> **MATERIAL**
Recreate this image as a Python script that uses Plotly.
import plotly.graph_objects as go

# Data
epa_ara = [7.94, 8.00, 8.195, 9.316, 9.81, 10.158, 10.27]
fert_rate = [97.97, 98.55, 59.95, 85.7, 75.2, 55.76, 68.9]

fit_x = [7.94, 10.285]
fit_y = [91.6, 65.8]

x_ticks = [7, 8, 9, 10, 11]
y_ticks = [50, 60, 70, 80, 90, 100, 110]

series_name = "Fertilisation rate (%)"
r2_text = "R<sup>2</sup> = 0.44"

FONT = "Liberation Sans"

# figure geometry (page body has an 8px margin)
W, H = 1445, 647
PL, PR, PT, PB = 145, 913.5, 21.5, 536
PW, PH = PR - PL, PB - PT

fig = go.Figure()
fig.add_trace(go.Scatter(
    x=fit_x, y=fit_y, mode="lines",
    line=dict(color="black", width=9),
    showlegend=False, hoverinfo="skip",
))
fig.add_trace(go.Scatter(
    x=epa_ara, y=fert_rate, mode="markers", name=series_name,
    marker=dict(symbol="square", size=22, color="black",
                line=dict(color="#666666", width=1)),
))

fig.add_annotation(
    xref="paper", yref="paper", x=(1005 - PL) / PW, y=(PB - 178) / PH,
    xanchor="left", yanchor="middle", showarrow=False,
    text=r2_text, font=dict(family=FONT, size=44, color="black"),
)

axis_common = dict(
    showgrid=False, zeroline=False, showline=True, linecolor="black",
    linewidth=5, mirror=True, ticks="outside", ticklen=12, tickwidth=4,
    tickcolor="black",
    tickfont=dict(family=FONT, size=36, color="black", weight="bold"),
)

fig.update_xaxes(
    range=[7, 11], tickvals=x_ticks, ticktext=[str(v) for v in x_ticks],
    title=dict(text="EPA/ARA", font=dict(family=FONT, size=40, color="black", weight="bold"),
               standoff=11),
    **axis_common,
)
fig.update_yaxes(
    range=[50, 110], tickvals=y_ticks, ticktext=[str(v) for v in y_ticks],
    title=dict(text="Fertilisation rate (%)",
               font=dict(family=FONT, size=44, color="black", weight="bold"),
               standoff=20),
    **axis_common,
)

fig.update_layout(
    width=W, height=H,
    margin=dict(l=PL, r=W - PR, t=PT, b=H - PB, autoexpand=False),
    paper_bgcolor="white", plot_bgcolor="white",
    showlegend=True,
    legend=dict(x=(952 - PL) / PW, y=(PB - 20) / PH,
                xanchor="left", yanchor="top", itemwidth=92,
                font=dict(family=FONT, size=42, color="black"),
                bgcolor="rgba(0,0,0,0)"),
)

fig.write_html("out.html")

> **PROBLEM**
Give the listing above again, word for word.

> **COMPLETE ANSWER**
Recreate this image as a Python script that uses Plotly.
import plotly.graph_objects as go

# Data
epa_ara = [7.94, 8.00, 8.195, 9.316, 9.81, 10.158, 10.27]
fert_rate = [97.97, 98.55, 59.95, 85.7, 75.2, 55.76, 68.9]

fit_x = [7.94, 10.285]
fit_y = [91.6, 65.8]

x_ticks = [7, 8, 9, 10, 11]
y_ticks = [50, 60, 70, 80, 90, 100, 110]

series_name = "Fertilisation rate (%)"
r2_text = "R<sup>2</sup> = 0.44"

FONT = "Liberation Sans"

# figure geometry (page body has an 8px margin)
W, H = 1445, 647
PL, PR, PT, PB = 145, 913.5, 21.5, 536
PW, PH = PR - PL, PB - PT

fig = go.Figure()
fig.add_trace(go.Scatter(
    x=fit_x, y=fit_y, mode="lines",
    line=dict(color="black", width=9),
    showlegend=False, hoverinfo="skip",
))
fig.add_trace(go.Scatter(
    x=epa_ara, y=fert_rate, mode="markers", name=series_name,
    marker=dict(symbol="square", size=22, color="black",
                line=dict(color="#666666", width=1)),
))

fig.add_annotation(
    xref="paper", yref="paper", x=(1005 - PL) / PW, y=(PB - 178) / PH,
    xanchor="left", yanchor="middle", showarrow=False,
    text=r2_text, font=dict(family=FONT, size=44, color="black"),
)

axis_common = dict(
    showgrid=False, zeroline=False, showline=True, linecolor="black",
    linewidth=5, mirror=True, ticks="outside", ticklen=12, tickwidth=4,
    tickcolor="black",
    tickfont=dict(family=FONT, size=36, color="black", weight="bold"),
)

fig.update_xaxes(
    range=[7, 11], tickvals=x_ticks, ticktext=[str(v) for v in x_ticks],
    title=dict(text="EPA/ARA", font=dict(family=FONT, size=40, color="black", weight="bold"),
               standoff=11),
    **axis_common,
)
fig.update_yaxes(
    range=[50, 110], tickvals=y_ticks, ticktext=[str(v) for v in y_ticks],
    title=dict(text="Fertilisation rate (%)",
               font=dict(family=FONT, size=44, color="black", weight="bold"),
               standoff=20),
    **axis_common,
)

fig.update_layout(
    width=W, height=H,
    margin=dict(l=PL, r=W - PR, t=PT, b=H - PB, autoexpand=False),
    paper_bgcolor="white", plot_bgcolor="white",
    showlegend=True,
    legend=dict(x=(952 - PL) / PW, y=(PB - 20) / PH,
                xanchor="left", yanchor="top", itemwidth=92,
                font=dict(family=FONT, size=42, color="black"),
                bgcolor="rgba(0,0,0,0)"),
)

fig.write_html("out.html")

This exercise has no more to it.